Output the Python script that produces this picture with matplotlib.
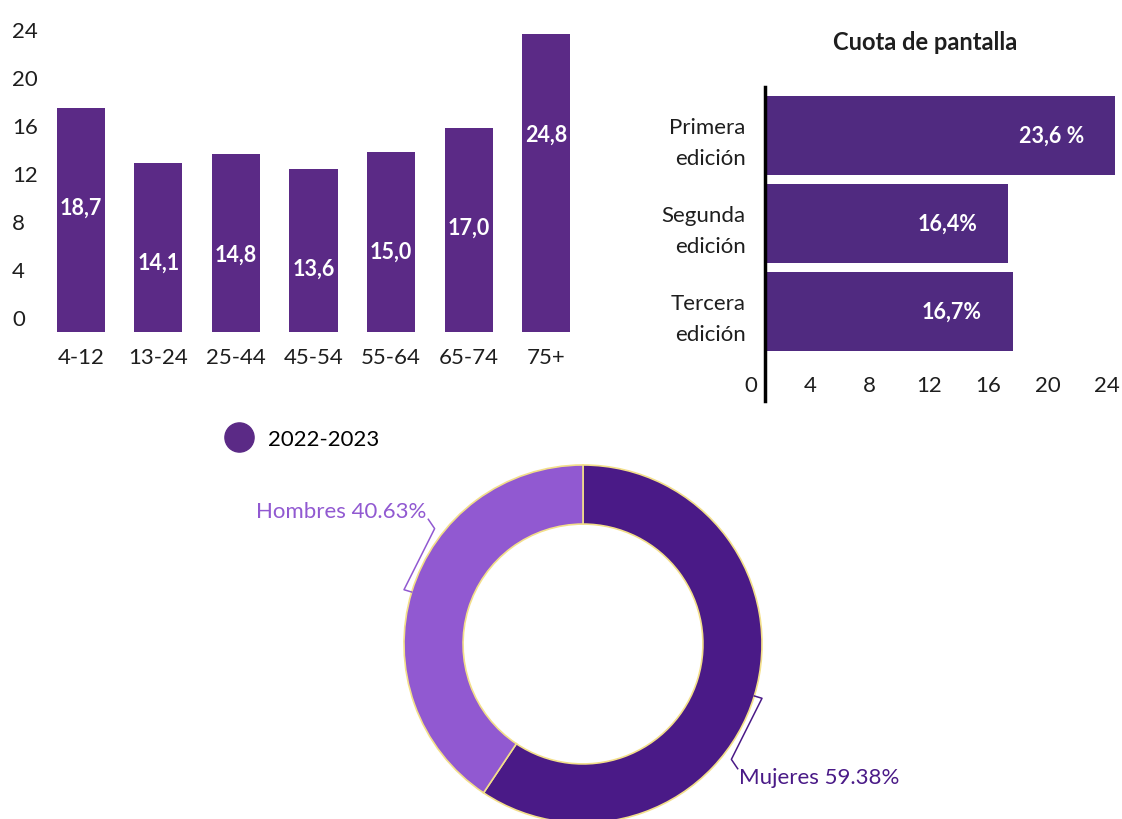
import numpy as np
import matplotlib
matplotlib.use("Agg")
import matplotlib.pyplot as plt
import matplotlib.transforms as mtransforms
from matplotlib.lines import Line2D

# datos
edades = ["4-12", "13-24", "25-44", "45-54", "55-64", "65-74", "75+"]
valores_edad = [18.7, 14.1, 14.8, 13.6, 15.0, 17.0, 24.8]
etiquetas_edad = ["18,7", "14,1", "14,8", "13,6", "15,0", "17,0", "24,8"]
ticks_edad = [0, 4, 8, 12, 16, 20, 24]

ediciones = ["Primera\nedición", "Segunda\nedición", "Tercera\nedición"]
cuota = [23.6, 16.4, 16.7]
etiquetas_cuota = ["23,6 %", "16,4%", "16,7%"]
ticks_cuota = [0, 4, 8, 12, 16, 20, 24]

sexos = ["Mujeres", "Hombres"]
porcentajes = [59.38, 40.63]
leyenda = "2022-2023"

MORADO = "#5b2a86"
MORADO_H = "#502a80"
OSCURO = "#4a1a87"
CLARO = "#9159d1"
BORDE = "#f3df8a"
TEXTO = "#1e1e1e"

REG = ["Lato", "DejaVu Sans"]
NEG = ["Lato", "DejaVu Sans"]

W, H = 1122, 820
fig = plt.figure(figsize=(W / 100, H / 100), dpi=100)


def px(l, t, r, b):
    return [l / W, 1 - b / H, (r - l) / W, (b - t) / H]


def mover(labels, dx, dy):
    off = mtransforms.ScaledTranslation(dx / 100, dy / 100, fig.dpi_scale_trans)
    for lb in labels:
        lb.set_transform(lb.get_transform() + off)


# barras por edad
ax1 = fig.add_axes(px(42, 27, 585, 333))
x = np.arange(len(edades))
ax1.bar(x, valores_edad, width=0.62, color=MORADO)
for xi, v, t in zip(x, valores_edad, etiquetas_edad):
    ax1.text(xi, v - 8.3, t, ha="center", va="center", color="white",
             fontsize=15.5, fontweight="bold", family=NEG)
ax1.set_xlim(-0.5, len(edades) - 0.5)
ax1.set_ylim(0, 25.5)
ax1.set_xticks(x)
ax1.set_xticklabels(edades, fontsize=16, family=REG, color=TEXTO)
ax1.set_yticks(ticks_edad)
ax1.set_yticklabels([str(t) for t in ticks_edad], fontsize=16, family=REG,
                    color=TEXTO, ha="left")
ax1.tick_params(axis="x", length=0, pad=11)
ax1.tick_params(axis="y", length=0, pad=21.6)
mover(ax1.get_yticklabels(), 0, 15)
for s in ax1.spines.values():
    s.set_visible(False)

# cuota de pantalla
ax2 = fig.add_axes(px(765, 88, 1121.7, 402))
y = np.arange(len(ediciones))
ax2.barh(y, cuota, height=0.9, color=MORADO_H)
for yi, v, t in zip(y, cuota, etiquetas_cuota):
    ax2.text(v - 2.1, yi, t, ha="right", va="center", color="white",
             fontsize=15.5, fontweight="bold", family=NEG)
ax2.set_xlim(0, 24.05)
ax2.set_ylim(3.017, -0.551)
ax2.set_yticks(y)
ax2.set_yticklabels(ediciones, fontsize=16, family=REG, color=TEXTO,
                    linespacing=1.65)
ax2.set_xticks(ticks_cuota)
ax2.set_xticklabels([str(t) for t in ticks_cuota], fontsize=16, family=REG,
                    color=TEXTO)
ax2.tick_params(axis="y", length=0, pad=14)
ax2.tick_params(axis="x", length=0, pad=-19)
mover(ax2.get_xticklabels(), -14, 0)
for k in ["top", "right", "bottom"]:
    ax2.spines[k].set_visible(False)
ax2.spines["left"].set_linewidth(2.5)
ax2.spines["left"].set_color("black")
fig.text(925 / W, 1 - 43 / H, "Cuota de pantalla", ha="center", va="center",
         fontsize=17, fontweight="bold", family=NEG, color=TEXTO)

# leyenda
fig.legend(handles=[Line2D([], [], marker="o", ls="", ms=21, color=MORADO)],
           labels=[leyenda], loc="center left",
           bbox_to_anchor=(197 / W, 1 - 440 / H), frameon=False,
           prop={"family": REG, "size": 16}, handletextpad=0.3)

# donut
ax3 = fig.add_axes(px(404, 466, 762, 824))
wedges, _ = ax3.pie(porcentajes, colors=[OSCURO, CLARO], startangle=90,
                    counterclock=False, radius=1,
                    wedgeprops=dict(width=0.33, edgecolor=BORDE, linewidth=1.2))
ax3.set_xlim(-1, 1)
ax3.set_ylim(-1, 1)


def polar(ang, r):
    a = np.radians(ang)
    return r * np.cos(a), r * np.sin(a)


for w, nombre, p, col, ha in zip(wedges, sexos, porcentajes,
                                 [OSCURO, CLARO], ["left", "right"]):
    mid = (w.theta1 + w.theta2) / 2
    pts = [polar(mid, 1.0), polar(mid, 1.045), polar(mid - 21, 1.05),
           polar(mid - 22, 1.11)]
    xs, ys = zip(*pts)
    ax3.plot(xs, ys, color=col, lw=1.1, clip_on=False)
    tx, ty = polar(mid - 23.5, 1.145)
    ax3.text(tx, ty, f"{nombre} {p:.2f}%", ha=ha, va="center", color=col,
             fontsize=16, family=REG)

fig.savefig("out.png", dpi=100)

• Task details: Starting at the first line of the material, output exactly the lines up to and including the one with "ticks_edad = [0, 4, 8, 12, 16, 20, 24]". Do not include the pictures.

• Full response:
Output the Python script that produces this picture with matplotlib.
import numpy as np
import matplotlib
matplotlib.use("Agg")
import matplotlib.pyplot as plt
import matplotlib.transforms as mtransforms
from matplotlib.lines import Line2D

# datos
edades = ["4-12", "13-24", "25-44", "45-54", "55-64", "65-74", "75+"]
valores_edad = [18.7, 14.1, 14.8, 13.6, 15.0, 17.0, 24.8]
etiquetas_edad = ["18,7", "14,1", "14,8", "13,6", "15,0", "17,0", "24,8"]
ticks_edad = [0, 4, 8, 12, 16, 20, 24]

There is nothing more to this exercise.